== DO THIS ==
Reproduce exactly the lines below, from the first one through the line containing "from matplotlib.colors import", and omit any pictures.

== RAW DATA ==
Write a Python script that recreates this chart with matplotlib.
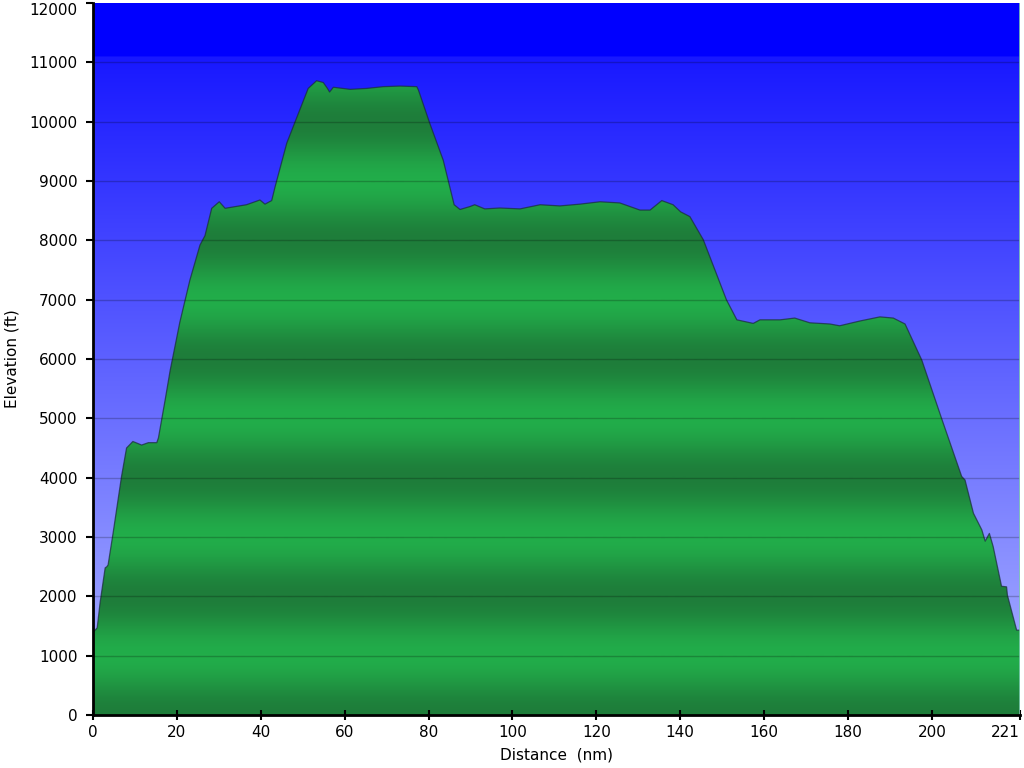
import numpy as np
import matplotlib
matplotlib.use("Agg")
import matplotlib.pyplot as plt
from matplotlib.colors import LinearSegmentedColormap

# route profile
dist = [0, 0.5, 1.0, 1.7, 2.9, 3.3, 3.6, 4.8, 6.8, 8.0,
        9.5, 11.6, 13.2, 15.2, 15.6, 17.2, 18.4, 20.7, 23.1, 25.5,
        26.7, 28.3, 30.1, 31.5, 36.6, 39.8, 41.0, 42.6, 43.4, 46.2,
        49.3, 51.3, 53.3, 54.9, 55.9, 56.4, 57.3, 61.3, 65.2, 69.2,
        73.2, 77.2, 77.6, 80.3, 83.5, 86.1, 87.5, 89.9, 91.0, 93.4,
        97.0, 101.8, 106.6, 111.3, 116.1, 120.9, 125.6, 130.4, 132.8, 135.6,
        138.3, 140.1, 142.3, 145.5, 151.0, 153.5, 157.4, 159.0, 163.8, 167.3,
        170.9, 175.7, 178.0, 182.8, 187.6, 190.8, 193.6, 197.6, 202.3, 207.1,
        207.9, 209.9, 211.9, 212.7, 213.7, 214.6, 216.6, 217.8, 218.0, 220.2,
        221]
elev = [1400, 1430, 1470, 1900, 2480, 2500, 2530, 3070, 4020, 4500,
        4610, 4550, 4590, 4590, 4670, 5310, 5810, 6620, 7330, 7920,
        8080, 8540, 8650, 8540, 8600, 8680, 8610, 8670, 8900, 9640,
        10200, 10560, 10690, 10660, 10560, 10500, 10580, 10545, 10560, 10590,
        10600, 10590, 10530, 9970, 9350, 8600, 8520, 8570, 8600, 8530,
        8545, 8530, 8600, 8580, 8610, 8650, 8630, 8510, 8510, 8670,
        8600, 8480, 8400, 8010, 7000, 6660, 6600, 6660, 6660, 6690,
        6610, 6590, 6560, 6640, 6710, 6690, 6590, 5980, 5000, 4020,
        3960, 3400, 3120, 2930, 3060, 2840, 2170, 2160, 2020, 1430,
        1430]

x_ticks = [0, 20, 40, 60, 80, 100, 120, 140, 160, 180, 200, 221]
y_ticks = list(range(0, 12001, 1000))
x_max = 221
y_max = 12000

plt.rcParams['font.family'] = ['DejaVu Sans']

fig = plt.figure(figsize=(10.24, 7.68), dpi=100)
ax = fig.add_axes([93 / 1024, 53 / 768, 927 / 1024, 712 / 768])

# sky: blue gradient, solid blue band at the top
h = np.linspace(0, y_max, 600)
frac = np.clip(1 - h / 11100.0, 0, 1)
sky = np.zeros((len(h), 1, 3))
sky[:, 0, 0] = (24 + frac * 150) / 255
sky[:, 0, 1] = (24 + frac * 158) / 255
sky[:, 0, 2] = 1.0
sky[h > 11100] = [0, 0, 1]
ax.imshow(sky, extent=[0, x_max, 0, y_max], origin='lower', aspect='auto',
          interpolation='bilinear', zorder=0)

# terrain: green bands, dark at even thousands, light at odd
green = LinearSegmentedColormap.from_list('terrain', ['#1e7d3a', '#22ad4a'])
band = 0.5 - 0.5 * np.cos(np.pi * h / 1000.0)
ground = ax.imshow(band.reshape(-1, 1), cmap=green, vmin=0, vmax=1,
                   extent=[0, x_max, 0, y_max], origin='lower', aspect='auto',
                   interpolation='bilinear', zorder=1)
poly = ax.fill_between(dist, elev, 0, facecolor='none', edgecolor='none')
ground.set_clip_path(poly.get_paths()[0], transform=ax.transData)
ax.plot(dist, elev, color='#1a2a3a', lw=0.9, alpha=0.7, zorder=2)

for yv in y_ticks[1:-1]:
    ax.axhline(yv, color='black', lw=1, alpha=0.22, zorder=3)
ax.axvline(x_max, color='#7fc9b0', lw=1.2, zorder=3)

ax.set_xlim(0, x_max)
ax.set_ylim(0, y_max)
ax.set_xticks(x_ticks)
ax.set_yticks(y_ticks)
ax.tick_params(axis='y', direction='out', length=5, width=1.5, labelsize=11, pad=6)
ax.tick_params(axis='x', direction='inout', length=7, width=1.5, labelsize=11, pad=4)

# keep the end labels inside the picture
xl = ax.get_xticklabels()
xl[-1].set_horizontalalignment('right')
xl[-1].set_x(x_max + 0.3)
yl = ax.get_yticklabels()
yl[-1].set_verticalalignment('top')

for side in ['top', 'right']:
    ax.spines[side].set_visible(False)
for side in ['left', 'bottom']:
    ax.spines[side].set_linewidth(2)
    ax.spines[side].set_zorder(5)

ax.set_xlabel('Distance  (nm)', fontsize=11, labelpad=5)
ax.set_ylabel('Elevation (ft)', fontsize=11, labelpad=7)

plt.savefig('out.png', dpi=100)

== ANSWER TO THE PROBLEM ==
Write a Python script that recreates this chart with matplotlib.
import numpy as np
import matplotlib
matplotlib.use("Agg")
import matplotlib.pyplot as plt
from matplotlib.colors import LinearSegmentedColormap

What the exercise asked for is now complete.